[Records with drawing code]
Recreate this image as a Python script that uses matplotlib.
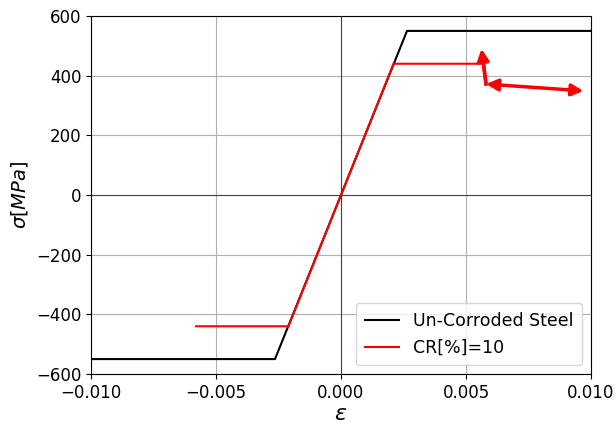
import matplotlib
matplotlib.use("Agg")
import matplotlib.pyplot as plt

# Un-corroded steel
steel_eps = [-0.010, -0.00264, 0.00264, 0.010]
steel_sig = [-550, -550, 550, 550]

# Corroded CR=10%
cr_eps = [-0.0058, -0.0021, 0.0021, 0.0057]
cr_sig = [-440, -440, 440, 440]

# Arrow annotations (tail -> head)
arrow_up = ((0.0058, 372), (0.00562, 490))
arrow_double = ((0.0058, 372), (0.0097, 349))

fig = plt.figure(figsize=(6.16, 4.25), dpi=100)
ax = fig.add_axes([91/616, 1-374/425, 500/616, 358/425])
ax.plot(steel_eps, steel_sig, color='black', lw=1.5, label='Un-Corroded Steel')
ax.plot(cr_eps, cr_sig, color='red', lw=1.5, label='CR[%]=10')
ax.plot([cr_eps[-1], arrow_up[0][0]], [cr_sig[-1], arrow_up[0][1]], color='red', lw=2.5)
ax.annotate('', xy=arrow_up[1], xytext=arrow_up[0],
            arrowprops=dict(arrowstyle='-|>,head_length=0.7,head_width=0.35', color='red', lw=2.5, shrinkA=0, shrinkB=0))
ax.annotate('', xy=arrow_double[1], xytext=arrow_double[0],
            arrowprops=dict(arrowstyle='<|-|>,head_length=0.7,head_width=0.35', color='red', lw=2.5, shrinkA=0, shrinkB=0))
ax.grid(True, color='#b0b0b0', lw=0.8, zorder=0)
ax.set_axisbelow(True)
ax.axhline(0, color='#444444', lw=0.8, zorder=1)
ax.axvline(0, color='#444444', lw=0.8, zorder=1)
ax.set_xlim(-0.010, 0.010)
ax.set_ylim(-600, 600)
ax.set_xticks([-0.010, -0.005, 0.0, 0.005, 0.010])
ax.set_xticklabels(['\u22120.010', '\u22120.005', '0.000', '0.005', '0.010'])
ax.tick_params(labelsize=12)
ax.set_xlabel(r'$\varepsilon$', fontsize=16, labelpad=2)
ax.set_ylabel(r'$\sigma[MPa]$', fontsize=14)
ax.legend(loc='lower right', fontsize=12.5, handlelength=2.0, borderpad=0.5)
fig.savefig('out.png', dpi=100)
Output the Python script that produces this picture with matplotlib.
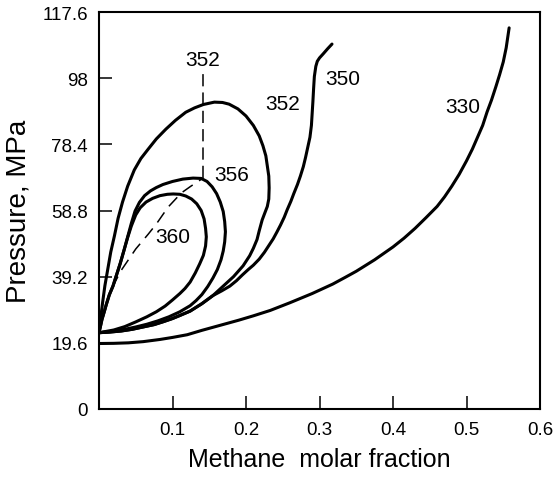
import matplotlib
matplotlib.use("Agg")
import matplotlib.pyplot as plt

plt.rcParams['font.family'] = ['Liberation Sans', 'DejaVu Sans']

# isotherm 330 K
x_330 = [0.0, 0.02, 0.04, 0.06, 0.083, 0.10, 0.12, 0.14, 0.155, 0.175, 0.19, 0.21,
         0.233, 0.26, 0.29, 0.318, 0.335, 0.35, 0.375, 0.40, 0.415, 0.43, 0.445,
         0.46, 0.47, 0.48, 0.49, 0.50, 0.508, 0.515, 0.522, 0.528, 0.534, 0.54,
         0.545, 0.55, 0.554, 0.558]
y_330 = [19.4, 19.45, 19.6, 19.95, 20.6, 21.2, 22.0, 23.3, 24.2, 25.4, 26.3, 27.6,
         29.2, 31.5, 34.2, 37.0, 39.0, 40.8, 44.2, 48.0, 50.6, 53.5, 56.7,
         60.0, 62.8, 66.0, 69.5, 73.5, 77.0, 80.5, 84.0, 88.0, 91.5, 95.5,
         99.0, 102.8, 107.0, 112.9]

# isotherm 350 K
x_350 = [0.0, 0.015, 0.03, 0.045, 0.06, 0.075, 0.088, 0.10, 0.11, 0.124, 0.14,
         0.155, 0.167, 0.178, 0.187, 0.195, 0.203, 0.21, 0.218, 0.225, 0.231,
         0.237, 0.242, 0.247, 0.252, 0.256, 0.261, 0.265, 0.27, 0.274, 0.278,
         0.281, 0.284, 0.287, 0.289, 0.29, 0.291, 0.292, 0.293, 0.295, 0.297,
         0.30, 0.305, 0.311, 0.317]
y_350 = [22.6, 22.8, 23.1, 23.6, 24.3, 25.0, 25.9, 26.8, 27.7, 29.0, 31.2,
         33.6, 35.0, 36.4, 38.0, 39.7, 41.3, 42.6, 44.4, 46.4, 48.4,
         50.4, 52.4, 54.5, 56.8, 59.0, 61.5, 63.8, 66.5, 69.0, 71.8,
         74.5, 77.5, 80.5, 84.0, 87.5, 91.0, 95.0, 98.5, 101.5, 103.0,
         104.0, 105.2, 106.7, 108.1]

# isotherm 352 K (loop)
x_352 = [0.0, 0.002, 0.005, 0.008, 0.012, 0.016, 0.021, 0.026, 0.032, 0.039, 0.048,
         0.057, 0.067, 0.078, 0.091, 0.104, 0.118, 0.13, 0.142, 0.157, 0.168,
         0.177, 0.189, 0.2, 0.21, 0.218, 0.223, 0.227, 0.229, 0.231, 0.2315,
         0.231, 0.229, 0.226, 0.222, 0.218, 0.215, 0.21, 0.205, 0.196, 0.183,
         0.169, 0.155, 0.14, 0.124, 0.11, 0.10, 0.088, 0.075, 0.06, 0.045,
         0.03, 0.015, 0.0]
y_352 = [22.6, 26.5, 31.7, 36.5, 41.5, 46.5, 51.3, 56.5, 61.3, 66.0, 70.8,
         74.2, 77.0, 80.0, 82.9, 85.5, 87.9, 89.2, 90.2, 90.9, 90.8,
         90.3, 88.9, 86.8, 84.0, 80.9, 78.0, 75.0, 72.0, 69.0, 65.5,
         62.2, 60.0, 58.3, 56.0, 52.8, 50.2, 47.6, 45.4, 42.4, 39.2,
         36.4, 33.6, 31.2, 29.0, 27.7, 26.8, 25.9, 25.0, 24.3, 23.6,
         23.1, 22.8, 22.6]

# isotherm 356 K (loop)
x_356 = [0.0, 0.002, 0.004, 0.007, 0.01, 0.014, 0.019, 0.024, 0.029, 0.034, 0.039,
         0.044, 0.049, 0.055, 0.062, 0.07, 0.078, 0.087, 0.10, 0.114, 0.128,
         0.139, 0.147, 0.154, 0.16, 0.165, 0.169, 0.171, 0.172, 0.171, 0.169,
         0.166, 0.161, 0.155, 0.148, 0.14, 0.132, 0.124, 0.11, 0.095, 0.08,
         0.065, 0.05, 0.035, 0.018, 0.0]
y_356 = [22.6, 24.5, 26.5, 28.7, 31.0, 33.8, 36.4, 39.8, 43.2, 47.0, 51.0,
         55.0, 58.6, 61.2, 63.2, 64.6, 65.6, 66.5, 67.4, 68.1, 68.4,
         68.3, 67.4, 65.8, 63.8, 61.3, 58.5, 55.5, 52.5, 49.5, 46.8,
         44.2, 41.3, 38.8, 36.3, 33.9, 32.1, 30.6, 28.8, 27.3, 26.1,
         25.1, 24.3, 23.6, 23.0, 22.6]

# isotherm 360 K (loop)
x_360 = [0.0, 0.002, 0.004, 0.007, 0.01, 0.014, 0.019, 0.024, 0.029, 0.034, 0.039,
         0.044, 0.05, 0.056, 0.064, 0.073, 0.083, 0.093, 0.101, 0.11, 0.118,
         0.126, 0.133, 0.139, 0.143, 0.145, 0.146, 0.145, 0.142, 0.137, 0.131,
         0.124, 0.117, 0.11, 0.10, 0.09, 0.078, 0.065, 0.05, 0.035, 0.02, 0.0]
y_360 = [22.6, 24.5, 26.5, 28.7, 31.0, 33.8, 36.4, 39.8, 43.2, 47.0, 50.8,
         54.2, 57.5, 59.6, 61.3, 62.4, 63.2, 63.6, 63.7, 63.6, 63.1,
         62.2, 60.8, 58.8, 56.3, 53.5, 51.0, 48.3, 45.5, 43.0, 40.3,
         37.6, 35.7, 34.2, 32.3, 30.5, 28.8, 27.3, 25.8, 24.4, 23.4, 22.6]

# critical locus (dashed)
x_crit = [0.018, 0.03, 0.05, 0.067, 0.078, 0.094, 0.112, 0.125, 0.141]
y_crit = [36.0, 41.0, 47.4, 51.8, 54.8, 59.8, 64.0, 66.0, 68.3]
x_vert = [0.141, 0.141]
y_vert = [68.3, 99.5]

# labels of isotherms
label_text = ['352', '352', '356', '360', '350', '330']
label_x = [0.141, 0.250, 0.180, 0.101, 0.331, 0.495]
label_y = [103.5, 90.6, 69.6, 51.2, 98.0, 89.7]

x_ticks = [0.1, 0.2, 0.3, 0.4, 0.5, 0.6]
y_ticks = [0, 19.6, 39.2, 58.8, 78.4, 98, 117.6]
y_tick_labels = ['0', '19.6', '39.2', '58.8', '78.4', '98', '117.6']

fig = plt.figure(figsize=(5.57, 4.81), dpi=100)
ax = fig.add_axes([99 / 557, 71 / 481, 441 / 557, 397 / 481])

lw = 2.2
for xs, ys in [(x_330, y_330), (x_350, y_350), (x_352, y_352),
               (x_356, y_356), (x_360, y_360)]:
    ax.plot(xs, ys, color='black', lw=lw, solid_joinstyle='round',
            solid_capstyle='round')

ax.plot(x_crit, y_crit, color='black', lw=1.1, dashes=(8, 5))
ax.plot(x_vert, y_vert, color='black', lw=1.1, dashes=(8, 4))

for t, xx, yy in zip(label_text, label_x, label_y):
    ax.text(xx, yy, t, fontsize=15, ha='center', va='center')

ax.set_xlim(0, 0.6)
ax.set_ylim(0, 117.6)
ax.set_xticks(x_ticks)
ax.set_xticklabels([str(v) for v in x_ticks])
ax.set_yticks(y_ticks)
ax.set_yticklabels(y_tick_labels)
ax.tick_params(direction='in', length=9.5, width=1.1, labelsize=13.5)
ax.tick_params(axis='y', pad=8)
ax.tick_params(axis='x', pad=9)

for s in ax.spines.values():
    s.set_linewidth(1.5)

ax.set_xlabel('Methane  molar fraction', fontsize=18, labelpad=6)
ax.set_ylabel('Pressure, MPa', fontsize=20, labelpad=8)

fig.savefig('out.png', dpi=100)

__Short task__:
Restate word for word the part that opens with the line containing "Output the Python" and closes with the line containing "plt.rcParams['font.family'] = ['Liberation", both ends included, and nothing else. Omit any images.

__Response for this exercise__:
Output the Python script that produces this picture with matplotlib.
import matplotlib
matplotlib.use("Agg")
import matplotlib.pyplot as plt

plt.rcParams['font.family'] = ['Liberation Sans', 'DejaVu Sans']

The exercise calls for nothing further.